Proposal for the reconfiguration of Roukounas
If we study the way tents are layed out on the beach, we notice a striking resemblance to how buildings are placed on the inhabited beaches of this island. It’s not that the tents are so orderly, even though they do follow a logic of shade, proximity and horizontality. It’s that the buildings on the island appear just as haphazardly joined, divided by invisible zig zag regulations and connected by varying widths of road. No urban planning, no system, no organization, the buildings represent a solidified version of the beach camp. Or maybe it was the other way around?
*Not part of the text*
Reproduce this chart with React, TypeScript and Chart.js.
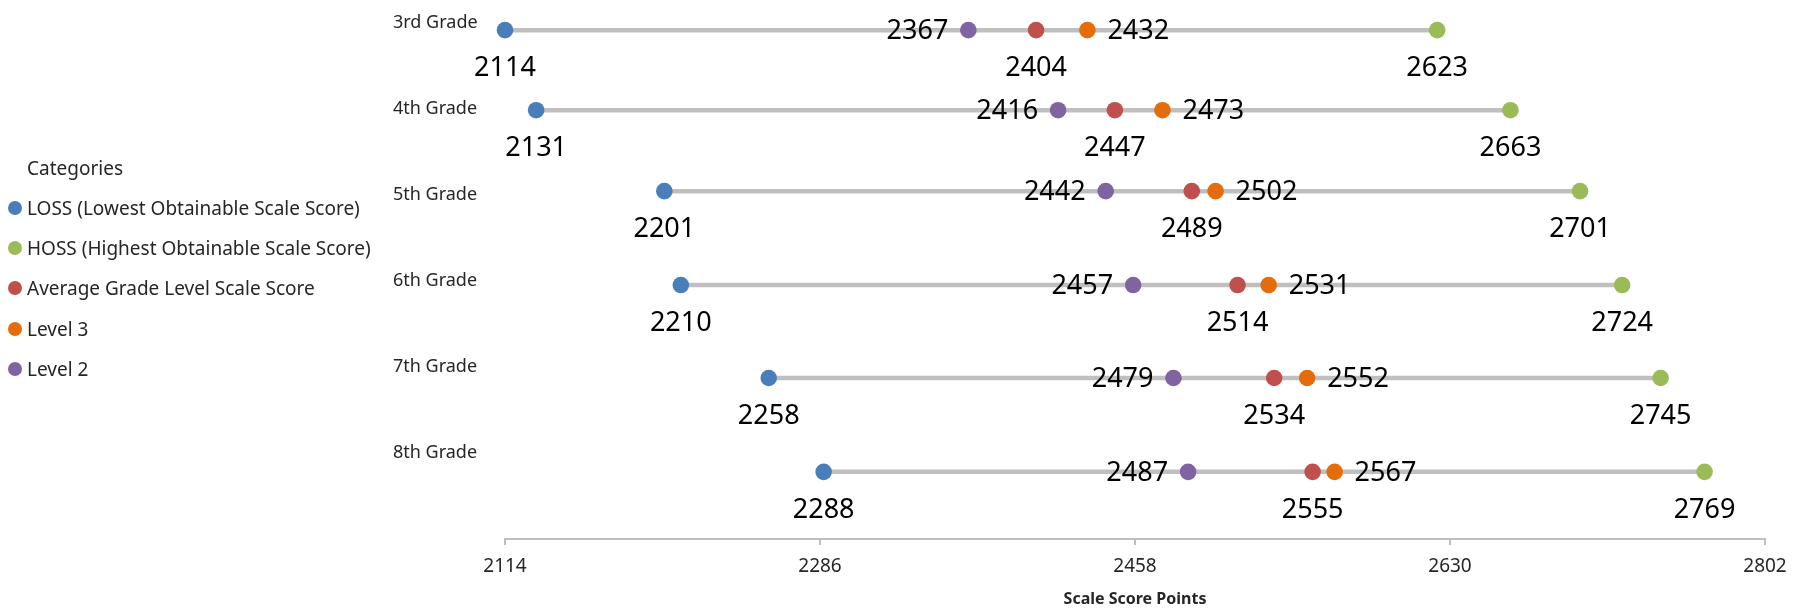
import React, { useEffect, useRef } from "react";
import { Chart, registerables } from "chart.js";

Chart.register(...registerables);

const grades = ["3rd Grade", "4th Grade", "5th Grade", "6th Grade", "7th Grade", "8th Grade"];
const loss = [2114, 2131, 2201, 2210, 2258, 2288];
const hoss = [2623, 2663, 2701, 2724, 2745, 2769];
const avgScore = [2404, 2447, 2489, 2514, 2534, 2555];
const level3 = [2432, 2473, 2502, 2531, 2552, 2567];
const level2 = [2367, 2416, 2442, 2457, 2479, 2487];
const rowY = [5.91, 4.98, 4.04, 2.95, 1.87, 0.78];
const gradeLabelY = [6, 5, 4, 3, 2, 1];
const xTicks = [2114, 2286, 2458, 2630, 2802];

const FONT = "'Noto Sans', 'Open Sans', sans-serif";

const series = [
  { name: "LOSS (Lowest Obtainable Scale Score)", values: loss, color: "#4A7EBB", pos: "below", order: 5 },
  { name: "HOSS (Highest Obtainable Scale Score)", values: hoss, color: "#9BBB59", pos: "below", order: 4 },
  { name: "Average Grade Level Scale Score", values: avgScore, color: "#C0504D", pos: "below", order: 3 },
  { name: "Level 3", values: level3, color: "#E46C0A", pos: "right", order: 2 },
  { name: "Level 2", values: level2, color: "#8064A2", pos: "left", order: 1 },
];

const labelPlugin = {
  id: "dumbbellLabels",
  afterDatasetsDraw(chart: any) {
    const ctx = chart.ctx;
    ctx.save();
    ctx.font = `27px ${FONT}`;
    ctx.fillStyle = "#000000";
    chart.data.datasets.forEach((ds: any, di: number) => {
      if (!ds.labelPos) return;
      const meta = chart.getDatasetMeta(di);
      meta.data.forEach((pt: any, i: number) => {
        const v = ds.data[i].x;
        const text = String(v);
        ctx.textBaseline = "middle";
        if (ds.labelPos === "below") {
          ctx.textAlign = "center";
          ctx.fillText(text, pt.x, pt.y + 38);
        } else if (ds.labelPos === "left") {
          ctx.textAlign = "right";
          ctx.fillText(text, pt.x - 20, pt.y + 1);
        } else {
          ctx.textAlign = "left";
          ctx.fillText(text, pt.x + 20, pt.y + 1);
        }
      });
    });
    ctx.restore();
  },
};

export default function App() {
  const canvasRef = useRef<HTMLCanvasElement | null>(null);

  useEffect(() => {
    if (!canvasRef.current) return;
    const lineSets = grades.map((g, i) => ({
      type: "line" as const,
      label: g,
      data: [
        { x: loss[i], y: rowY[i] },
        { x: hoss[i], y: rowY[i] },
      ],
      borderColor: "#BFBFBF",
      borderWidth: 4.5,
      pointRadius: 0,
      fill: false,
      clip: false,
      order: 10,
    }));
    const pointSets = series.map((s) => ({
      type: "scatter" as const,
      label: s.name,
      data: s.values.map((v, i) => ({ x: v, y: rowY[i] })),
      backgroundColor: s.color,
      borderColor: s.color,
      pointRadius: 8.3,
      pointBorderWidth: 0,
      pointHoverRadius: 8.3,
      clip: false,
      order: s.order,
      labelPos: s.pos,
    }));

    const chart = new Chart(canvasRef.current, {
      type: "scatter",
      data: { datasets: [...pointSets, ...lineSets] as any },
      options: {
        animation: false,
        responsive: true,
        maintainAspectRatio: false,
        layout: { padding: { left: 393, right: 37, top: 8, bottom: 0 } },
        plugins: { legend: { display: false }, tooltip: { enabled: false } },
        scales: {
          x: {
            type: "linear",
            min: 2114,
            max: 2802,
            afterBuildTicks: (scale: any) => {
              scale.ticks = xTicks.map((v) => ({ value: v }));
            },
            afterFit: (scale: any) => {
              scale.height = 72;
            },
            grid: {
              display: true,
              drawOnChartArea: false,
              drawTicks: true,
              tickLength: 6,
              color: "#BFBFBF",
              lineWidth: 2,
            },
            border: { display: true, color: "#BFBFBF", width: 2 },
            ticks: {
              autoSkip: false,
              maxRotation: 0,
              padding: 10,
              color: "#262626",
              font: { family: FONT, size: 19 },
              callback: (value: any) => String(value),
            },
            title: {
              display: true,
              text: "Scale Score Points",
              color: "#262626",
              font: { family: FONT, size: 16, weight: "bold" },
              padding: { top: 0, bottom: 2 },
            },
          },
          y: {
            type: "linear",
            min: 0,
            max: 6.1,
            afterBuildTicks: (scale: any) => {
              scale.ticks = gradeLabelY.map((v) => ({ value: v }));
            },
            afterFit: (scale: any) => {
              scale.width = 112;
            },
            grid: { display: false },
            border: { display: false },
            ticks: {
              crossAlign: "far",
              color: "#262626",
              font: { family: FONT, size: 18 },
              callback: (value: any) => {
                const idx = gradeLabelY.indexOf(Number(value));
                return idx >= 0 ? grades[idx] : "";
              },
            },
          },
        },
      } as any,
      plugins: [labelPlugin],
    });
    return () => chart.destroy();
  }, []);

  return (
    <div style={{ position: "fixed", left: 0, top: 0, width: 1802, height: 611, background: "#fff" }}>
      <canvas ref={canvasRef} />
      <div
        style={{
          position: "absolute",
          left: 0,
          top: 0,
          fontFamily: FONT,
          color: "#262626",
          fontSize: 19,
        }}
      >
        <div style={{ position: "absolute", left: 27, top: 168, transform: "translateY(-50%)", whiteSpace: "nowrap" }}>
          Categories
        </div>
        {series.map((s, i) => (
          <div
            key={s.name}
            style={{
              position: "absolute",
              left: 8,
              top: 208 + i * 40.2,
              transform: "translateY(-50%)",
              display: "flex",
              alignItems: "center",
              whiteSpace: "nowrap",
            }}
          >
            <span
              style={{
                display: "inline-block",
                width: 14,
                height: 14,
                borderRadius: "50%",
                background: s.color,
                marginRight: 5,
              }}
            />
            <span>{s.name}</span>
          </div>
        ))}
      </div>
    </div>
  );
}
Maybe the tent vagabonds looked around for clues on how to organize themselves, saw the randomly scattered Cycladic white cubes and decided to follow suit. Like on a beach, what matters is that your land is flat and soft and close to the water. You want to be close to your neighbours too, and you want to be part of a community that represents you.
Just like on the internet, we have to be able to re-imagine our communities so that they better represent us. Looking at the main camping beach of Roukounas, I imagine what it would be like if it stuck to a strict urban plan. Could we achieve a ceremonial symmetry? Could we have public spaces and temples? And what kind of civilization could take place on that field of sand and symmetry, hierarchy and ephemerality?
Would our city of tents be aligned according to the stars of the summer sky, or the ancient buzzing bbr bbrrb zzzz ggzzz murmurs of a modem connecting to the internet? Can we re-imagine society as a perfectly organized welfare state Scandinavian beach, or are we destined to exist ad-hoc in the beach camp of South eternal?